One thing that I came to realize in writing my book Abnormal Returns: Winning Strategies from the Frontlines of the Investment Blogosphere is that the best investors treat their trading and investing like a business unto itself. That business has a certain amount of overhead that has to be covered before investing begins to pay off in any meaningful way. For many investors those costs, especially once you take into account opportunity costs, never get covered.
That is why I was so excited to read a post by David Henderson at EconLog that passes along some hard earned knowledge from an experienced tax accountant. What I find interesting is that this advice is both relevant for business owners and investors. You should read the entire post but here are the important lessons that successful people put into practice:
(1) Don’t have a lot of overhead. Don’t commit to a large rent. Don’t have a large mortgage or, if you do, pay it down quickly.

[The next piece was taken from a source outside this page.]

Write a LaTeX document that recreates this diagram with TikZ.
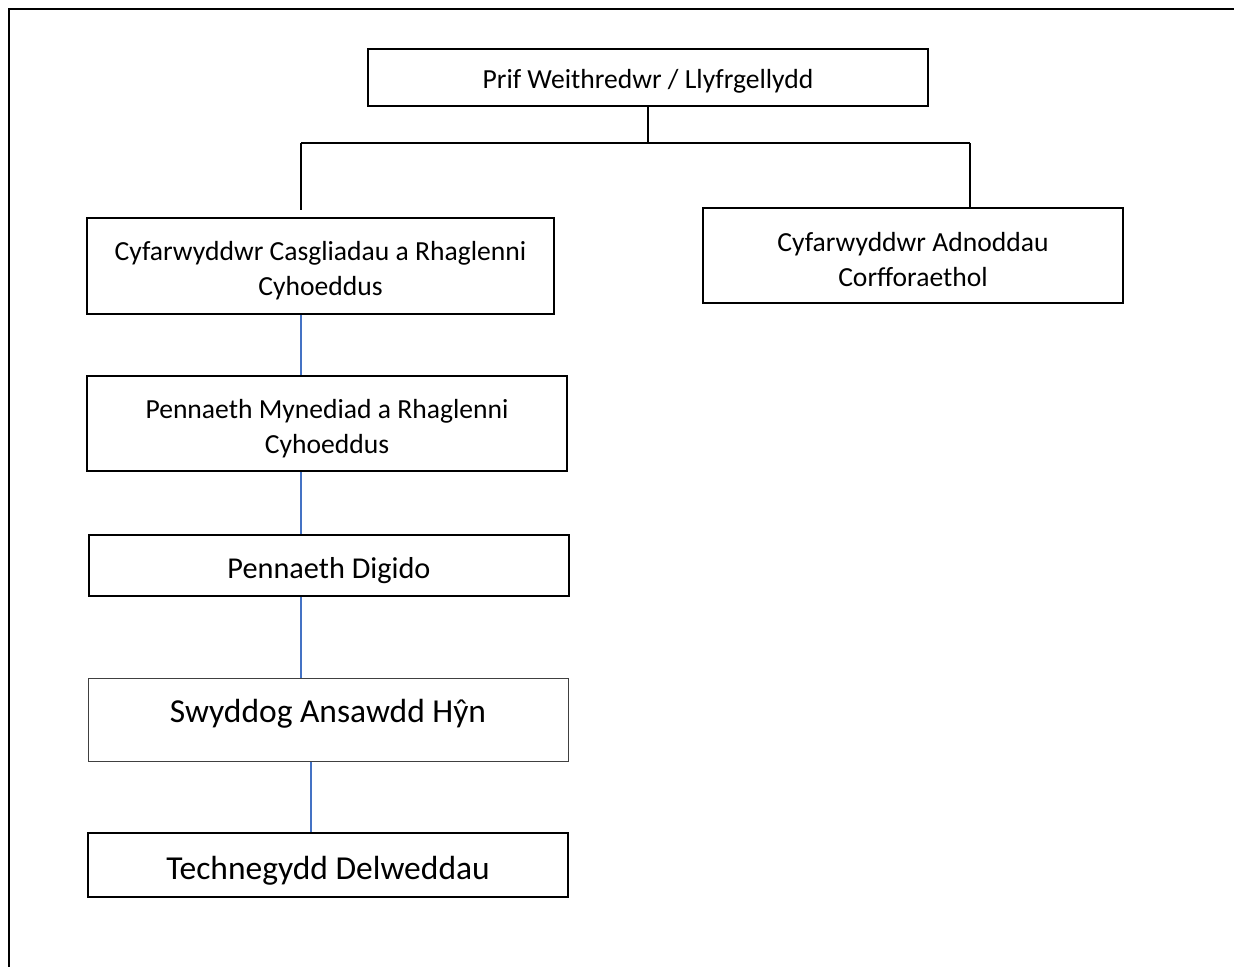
\documentclass[tikz,border=0pt]{standalone}
\usepackage{fontspec}
\setmainfont{Carlito}
\newcommand{\hpad}[1]{\rule{0pt}{#1}}
\newcommand{\dpad}[1]{\rule[-#1]{0pt}{#1}}
\begin{document}
\begin{tikzpicture}[x=1pt,y=-1pt,
  box/.style={draw=black,line width=2pt,rectangle,inner sep=0pt,align=center,font=\fontsize{27.6}{35}\selectfont},
  bigbox/.style={box,font=\fontsize{33.5}{40}\selectfont},
  thinbox/.style={bigbox,draw=black!75,line width=1pt},
  conn/.style={draw=black,line width=2pt},
  blueline/.style={line width=1.6pt,color={rgb,255:red,68;green,114;blue,196}}
]
\useasboundingbox (0,0) rectangle (1234,967);
\fill[white] (0,0) rectangle (1234,967);
\draw[line width=2.5pt] (1234,9) -- (9,9) -- (9,967);

\node[box,minimum width=560pt,minimum height=57pt] (top) at (648,77.5) {\hpad{27pt}Prif Weithredwr / Llyfrgellydd};
\node[box,minimum width=467pt,minimum height=96pt] (c1) at (320.5,266) {\hpad{29pt}Cyfarwyddwr Casgliadau a Rhaglenni\\Cyhoeddus};
\node[box,minimum width=420pt,minimum height=95pt] (c2) at (913,255.5) {\hpad{28pt}Cyfarwyddwr Adnoddau\\Corfforaethol};
\node[box,minimum width=480pt,minimum height=95pt] (p1) at (327,423.5) {\hpad{29pt}Pennaeth Mynediad a Rhaglenni\\Cyhoeddus};
\node[bigbox,minimum width=480pt,minimum height=61pt,font=\fontsize{30.3}{36}\selectfont] (p2) at (329,565.5) {\hpad{31pt}Pennaeth Digido};
\node[thinbox,minimum width=480pt,minimum height=83pt] (s) at (328,719.5) {\dpad{17pt}Swyddog Ansawdd Hŷn};
\node[bigbox,minimum width=480pt,minimum height=64pt] (t) at (328,865) {\hpad{35pt}Technegydd Delweddau};

\coordinate (bl) at (301,143);
\coordinate (br) at (970,143);
\coordinate (ld) at (301,210);
\coordinate (xa) at (301,0);
\coordinate (xb) at (311,0);

\draw[conn] (top.south) -- (top.south |- bl);
\draw[conn] (bl) -- (br);
\draw[conn] (bl) -- (ld);
\draw[conn] (br) -- (br |- c2.north);

\draw[blueline] (c1.south -| xa) -- (p1.north -| xa);
\draw[blueline] (p1.south -| xa) -- (p2.north -| xa);
\draw[blueline] (p2.south -| xa) -- (s.north -| xa);
\draw[blueline] (s.south -| xb) -- (t.north -| xb);
\end{tikzpicture}
\end{document}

(2) Be “footloose.” That is, be able to adjust quickly when things go bad. So, for example, he told the story of a friend who was doing well but then had his rent on a municipal property jacked up by a local government that saw that he was doing well. His friend didn’t renew the lease but went elsewhere quickly.
(3) Take advantage of–and maximize if at all possible–all of the tax-advantaged ways of saving that you have access to: max your 401(k), max your Roth, etc. He told of a man who worked for a large company and who, over his working life, maxed his 401(k) and now has $1.4 million in that account alone.
The first and third lessons are things that all investors have well within their control. The second one is a little tougher to learn and implement. Changing direction quickly is much harder for individuals to come to terms with. One of the lessons of the lost decade for stocks that we talk about in the penultimate chapter of the book is that we would all do well to make sure we are putting every advantage, no matter how small, in our favor. These three lessons help drive home that point.